» The problem: Transcribe the records below exactly, leaving out any pictures.

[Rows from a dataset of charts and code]
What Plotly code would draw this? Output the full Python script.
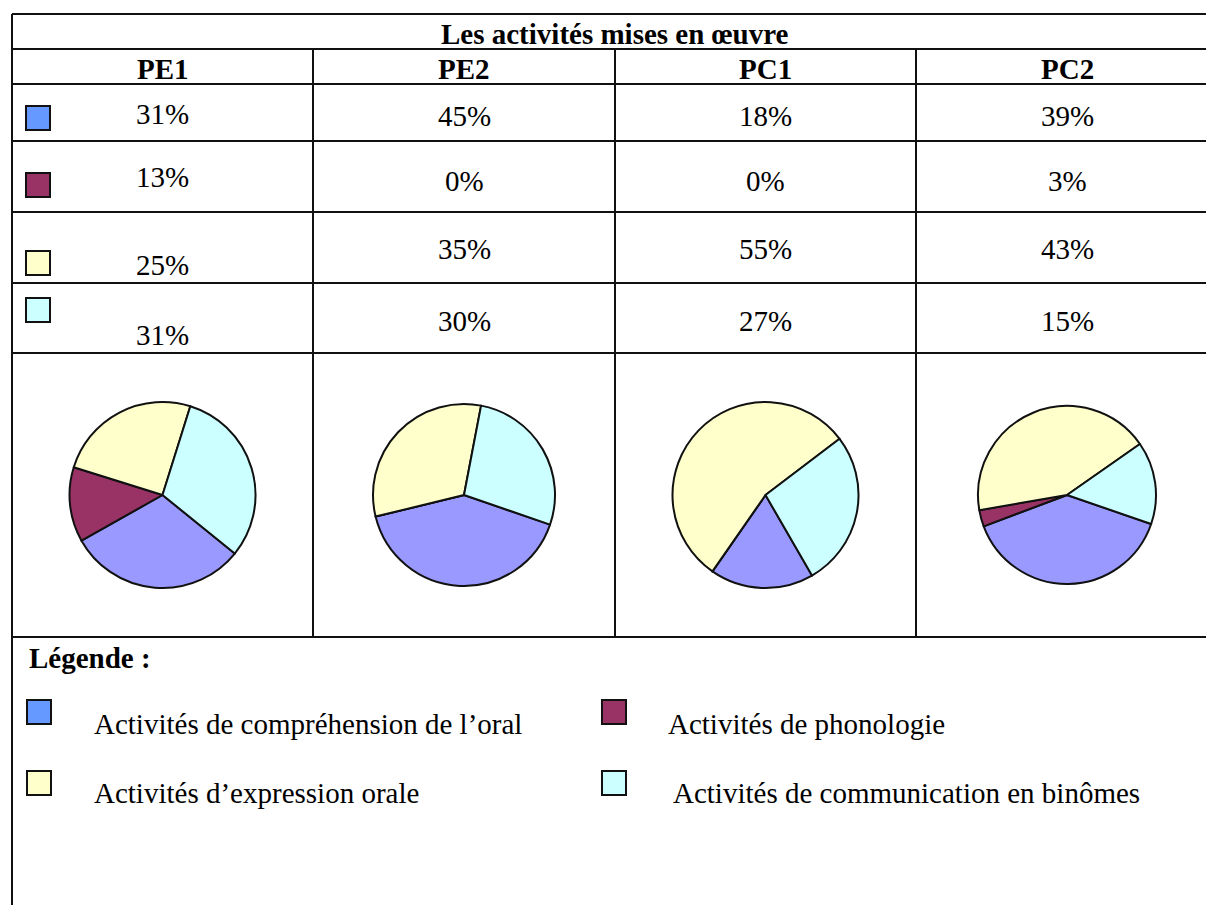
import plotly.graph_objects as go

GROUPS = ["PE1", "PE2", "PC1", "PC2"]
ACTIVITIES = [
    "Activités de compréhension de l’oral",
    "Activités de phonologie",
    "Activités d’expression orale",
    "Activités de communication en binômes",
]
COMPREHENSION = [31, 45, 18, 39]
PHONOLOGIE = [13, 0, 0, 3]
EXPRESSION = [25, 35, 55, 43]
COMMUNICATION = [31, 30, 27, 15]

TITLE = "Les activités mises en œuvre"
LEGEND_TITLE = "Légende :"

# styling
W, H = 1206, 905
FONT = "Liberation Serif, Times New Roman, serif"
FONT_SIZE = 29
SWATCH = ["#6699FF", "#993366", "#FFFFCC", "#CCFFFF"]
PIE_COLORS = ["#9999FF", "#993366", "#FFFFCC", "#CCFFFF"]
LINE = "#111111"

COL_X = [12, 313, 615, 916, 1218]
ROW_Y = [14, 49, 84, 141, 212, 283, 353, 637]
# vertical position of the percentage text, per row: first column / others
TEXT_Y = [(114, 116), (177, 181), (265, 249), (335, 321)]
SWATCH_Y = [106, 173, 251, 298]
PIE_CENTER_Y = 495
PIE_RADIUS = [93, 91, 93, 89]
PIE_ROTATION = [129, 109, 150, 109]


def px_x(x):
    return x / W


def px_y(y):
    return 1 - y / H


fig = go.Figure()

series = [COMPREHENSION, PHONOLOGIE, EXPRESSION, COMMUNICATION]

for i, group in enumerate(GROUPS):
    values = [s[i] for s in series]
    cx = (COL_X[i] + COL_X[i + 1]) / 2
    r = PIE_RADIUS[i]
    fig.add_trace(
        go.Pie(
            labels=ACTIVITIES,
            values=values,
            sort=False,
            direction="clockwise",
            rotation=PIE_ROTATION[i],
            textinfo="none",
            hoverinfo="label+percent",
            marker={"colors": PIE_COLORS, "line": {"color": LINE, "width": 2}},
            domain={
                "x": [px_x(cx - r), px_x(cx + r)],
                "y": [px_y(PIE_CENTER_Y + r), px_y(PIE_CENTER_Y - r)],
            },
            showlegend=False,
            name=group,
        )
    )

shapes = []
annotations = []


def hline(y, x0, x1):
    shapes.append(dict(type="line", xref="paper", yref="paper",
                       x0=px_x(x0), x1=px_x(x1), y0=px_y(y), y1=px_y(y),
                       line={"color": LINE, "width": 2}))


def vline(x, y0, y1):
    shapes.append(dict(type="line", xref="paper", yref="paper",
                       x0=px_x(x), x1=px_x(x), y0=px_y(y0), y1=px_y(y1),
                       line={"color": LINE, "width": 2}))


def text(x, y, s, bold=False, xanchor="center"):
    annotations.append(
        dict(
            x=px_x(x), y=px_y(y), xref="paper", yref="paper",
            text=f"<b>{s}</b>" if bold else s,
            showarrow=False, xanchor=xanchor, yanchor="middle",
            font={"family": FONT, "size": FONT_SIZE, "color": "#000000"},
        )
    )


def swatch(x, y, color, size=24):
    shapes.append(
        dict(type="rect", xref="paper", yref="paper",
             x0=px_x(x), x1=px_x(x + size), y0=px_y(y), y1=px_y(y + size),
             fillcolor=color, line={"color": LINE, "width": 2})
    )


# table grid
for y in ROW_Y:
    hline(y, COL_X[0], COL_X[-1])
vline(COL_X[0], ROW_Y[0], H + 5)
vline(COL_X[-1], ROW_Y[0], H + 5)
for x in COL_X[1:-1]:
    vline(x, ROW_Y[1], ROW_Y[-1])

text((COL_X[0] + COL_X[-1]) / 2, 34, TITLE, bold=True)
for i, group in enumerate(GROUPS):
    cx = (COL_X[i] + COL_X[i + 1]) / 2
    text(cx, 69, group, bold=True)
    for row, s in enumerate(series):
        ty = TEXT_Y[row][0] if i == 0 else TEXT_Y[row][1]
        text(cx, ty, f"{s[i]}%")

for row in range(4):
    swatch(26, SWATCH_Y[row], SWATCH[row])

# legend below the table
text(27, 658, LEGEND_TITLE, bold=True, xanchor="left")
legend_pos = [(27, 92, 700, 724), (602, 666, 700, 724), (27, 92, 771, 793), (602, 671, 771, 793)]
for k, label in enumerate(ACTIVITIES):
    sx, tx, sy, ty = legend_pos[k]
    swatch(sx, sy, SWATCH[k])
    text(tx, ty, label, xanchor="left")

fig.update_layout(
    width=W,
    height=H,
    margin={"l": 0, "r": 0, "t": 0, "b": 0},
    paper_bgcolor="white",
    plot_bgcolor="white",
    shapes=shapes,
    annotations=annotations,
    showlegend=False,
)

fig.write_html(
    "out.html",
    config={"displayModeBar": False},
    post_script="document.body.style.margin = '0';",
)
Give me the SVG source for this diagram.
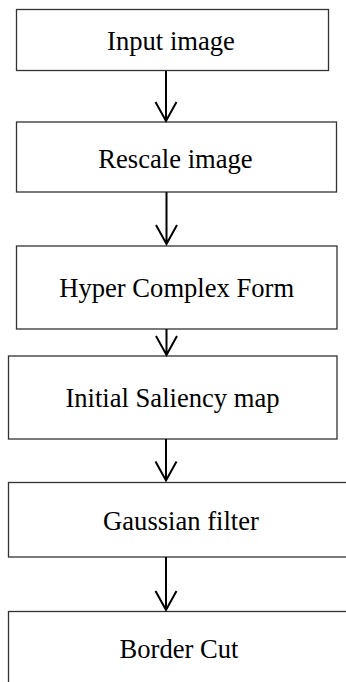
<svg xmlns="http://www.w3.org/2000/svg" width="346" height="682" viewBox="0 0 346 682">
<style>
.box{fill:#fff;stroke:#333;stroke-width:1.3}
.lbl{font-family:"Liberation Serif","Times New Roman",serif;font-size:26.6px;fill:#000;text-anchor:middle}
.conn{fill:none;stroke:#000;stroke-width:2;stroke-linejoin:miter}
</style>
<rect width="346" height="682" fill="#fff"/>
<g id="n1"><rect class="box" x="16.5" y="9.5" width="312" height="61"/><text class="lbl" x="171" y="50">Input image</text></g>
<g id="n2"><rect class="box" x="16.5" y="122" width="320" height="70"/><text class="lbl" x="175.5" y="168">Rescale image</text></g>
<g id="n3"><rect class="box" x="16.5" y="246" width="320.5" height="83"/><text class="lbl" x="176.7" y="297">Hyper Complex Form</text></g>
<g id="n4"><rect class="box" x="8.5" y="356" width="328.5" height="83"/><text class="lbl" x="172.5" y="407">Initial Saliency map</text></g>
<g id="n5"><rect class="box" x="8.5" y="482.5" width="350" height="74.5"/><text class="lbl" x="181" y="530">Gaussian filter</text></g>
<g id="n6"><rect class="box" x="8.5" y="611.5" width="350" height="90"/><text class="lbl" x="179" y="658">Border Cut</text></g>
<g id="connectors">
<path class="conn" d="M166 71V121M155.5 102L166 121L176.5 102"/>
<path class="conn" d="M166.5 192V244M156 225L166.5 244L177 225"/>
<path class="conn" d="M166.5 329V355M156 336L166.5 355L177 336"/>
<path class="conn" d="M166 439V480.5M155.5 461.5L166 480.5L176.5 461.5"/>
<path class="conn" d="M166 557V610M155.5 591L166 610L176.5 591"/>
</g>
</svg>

» Exercise result:
What Plotly code would draw this? Output the full Python script.
import plotly.graph_objects as go

GROUPS = ["PE1", "PE2", "PC1", "PC2"]
ACTIVITIES = [
    "Activités de compréhension de l’oral",
    "Activités de phonologie",
    "Activités d’expression orale",
    "Activités de communication en binômes",
]
COMPREHENSION = [31, 45, 18, 39]
PHONOLOGIE = [13, 0, 0, 3]
EXPRESSION = [25, 35, 55, 43]
COMMUNICATION = [31, 30, 27, 15]

TITLE = "Les activités mises en œuvre"
LEGEND_TITLE = "Légende :"

# styling
W, H = 1206, 905
FONT = "Liberation Serif, Times New Roman, serif"
FONT_SIZE = 29
SWATCH = ["#6699FF", "#993366", "#FFFFCC", "#CCFFFF"]
PIE_COLORS = ["#9999FF", "#993366", "#FFFFCC", "#CCFFFF"]
LINE = "#111111"

COL_X = [12, 313, 615, 916, 1218]
ROW_Y = [14, 49, 84, 141, 212, 283, 353, 637]
# vertical position of the percentage text, per row: first column / others
TEXT_Y = [(114, 116), (177, 181), (265, 249), (335, 321)]
SWATCH_Y = [106, 173, 251, 298]
PIE_CENTER_Y = 495
PIE_RADIUS = [93, 91, 93, 89]
PIE_ROTATION = [129, 109, 150, 109]


def px_x(x):
    return x / W


def px_y(y):
    return 1 - y / H


fig = go.Figure()

series = [COMPREHENSION, PHONOLOGIE, EXPRESSION, COMMUNICATION]

for i, group in enumerate(GROUPS):
    values = [s[i] for s in series]
    cx = (COL_X[i] + COL_X[i + 1]) / 2
    r = PIE_RADIUS[i]
    fig.add_trace(
        go.Pie(
            labels=ACTIVITIES,
            values=values,
            sort=False,
            direction="clockwise",
            rotation=PIE_ROTATION[i],
            textinfo="none",
            hoverinfo="label+percent",
            marker={"colors": PIE_COLORS, "line": {"color": LINE, "width": 2}},
            domain={
                "x": [px_x(cx - r), px_x(cx + r)],
                "y": [px_y(PIE_CENTER_Y + r), px_y(PIE_CENTER_Y - r)],
            },
            showlegend=False,
            name=group,
        )
    )

shapes = []
annotations = []


def hline(y, x0, x1):
    shapes.append(dict(type="line", xref="paper", yref="paper",
                       x0=px_x(x0), x1=px_x(x1), y0=px_y(y), y1=px_y(y),
                       line={"color": LINE, "width": 2}))


def vline(x, y0, y1):
    shapes.append(dict(type="line", xref="paper", yref="paper",
                       x0=px_x(x), x1=px_x(x), y0=px_y(y0), y1=px_y(y1),
                       line={"color": LINE, "width": 2}))


def text(x, y, s, bold=False, xanchor="center"):
    annotations.append(
        dict(
            x=px_x(x), y=px_y(y), xref="paper", yref="paper",
            text=f"<b>{s}</b>" if bold else s,
            showarrow=False, xanchor=xanchor, yanchor="middle",
            font={"family": FONT, "size": FONT_SIZE, "color": "#000000"},
        )
    )


def swatch(x, y, color, size=24):
    shapes.append(
        dict(type="rect", xref="paper", yref="paper",
             x0=px_x(x), x1=px_x(x + size), y0=px_y(y), y1=px_y(y + size),
             fillcolor=color, line={"color": LINE, "width": 2})
    )


# table grid
for y in ROW_Y:
    hline(y, COL_X[0], COL_X[-1])
vline(COL_X[0], ROW_Y[0], H + 5)
vline(COL_X[-1], ROW_Y[0], H + 5)
for x in COL_X[1:-1]:
    vline(x, ROW_Y[1], ROW_Y[-1])

text((COL_X[0] + COL_X[-1]) / 2, 34, TITLE, bold=True)
for i, group in enumerate(GROUPS):
    cx = (COL_X[i] + COL_X[i + 1]) / 2
    text(cx, 69, group, bold=True)
    for row, s in enumerate(series):
        ty = TEXT_Y[row][0] if i == 0 else TEXT_Y[row][1]
        text(cx, ty, f"{s[i]}%")

for row in range(4):
    swatch(26, SWATCH_Y[row], SWATCH[row])

# legend below the table
text(27, 658, LEGEND_TITLE, bold=True, xanchor="left")
legend_pos = [(27, 92, 700, 724), (602, 666, 700, 724), (27, 92, 771, 793), (602, 671, 771, 793)]
for k, label in enumerate(ACTIVITIES):
    sx, tx, sy, ty = legend_pos[k]
    swatch(sx, sy, SWATCH[k])
    text(tx, ty, label, xanchor="left")

fig.update_layout(
    width=W,
    height=H,
    margin={"l": 0, "r": 0, "t": 0, "b": 0},
    paper_bgcolor="white",
    plot_bgcolor="white",
    shapes=shapes,
    annotations=annotations,
    showlegend=False,
)

fig.write_html(
    "out.html",
    config={"displayModeBar": False},
    post_script="document.body.style.margin = '0';",
)
Give me the SVG source for this diagram.
<svg xmlns="http://www.w3.org/2000/svg" width="346" height="682" viewBox="0 0 346 682">
<style>
.box{fill:#fff;stroke:#333;stroke-width:1.3}
.lbl{font-family:"Liberation Serif","Times New Roman",serif;font-size:26.6px;fill:#000;text-anchor:middle}
.conn{fill:none;stroke:#000;stroke-width:2;stroke-linejoin:miter}
</style>
<rect width="346" height="682" fill="#fff"/>
<g id="n1"><rect class="box" x="16.5" y="9.5" width="312" height="61"/><text class="lbl" x="171" y="50">Input image</text></g>
<g id="n2"><rect class="box" x="16.5" y="122" width="320" height="70"/><text class="lbl" x="175.5" y="168">Rescale image</text></g>
<g id="n3"><rect class="box" x="16.5" y="246" width="320.5" height="83"/><text class="lbl" x="176.7" y="297">Hyper Complex Form</text></g>
<g id="n4"><rect class="box" x="8.5" y="356" width="328.5" height="83"/><text class="lbl" x="172.5" y="407">Initial Saliency map</text></g>
<g id="n5"><rect class="box" x="8.5" y="482.5" width="350" height="74.5"/><text class="lbl" x="181" y="530">Gaussian filter</text></g>
<g id="n6"><rect class="box" x="8.5" y="611.5" width="350" height="90"/><text class="lbl" x="179" y="658">Border Cut</text></g>
<g id="connectors">
<path class="conn" d="M166 71V121M155.5 102L166 121L176.5 102"/>
<path class="conn" d="M166.5 192V244M156 225L166.5 244L177 225"/>
<path class="conn" d="M166.5 329V355M156 336L166.5 355L177 336"/>
<path class="conn" d="M166 439V480.5M155.5 461.5L166 480.5L176.5 461.5"/>
<path class="conn" d="M166 557V610M155.5 591L166 610L176.5 591"/>
</g>
</svg>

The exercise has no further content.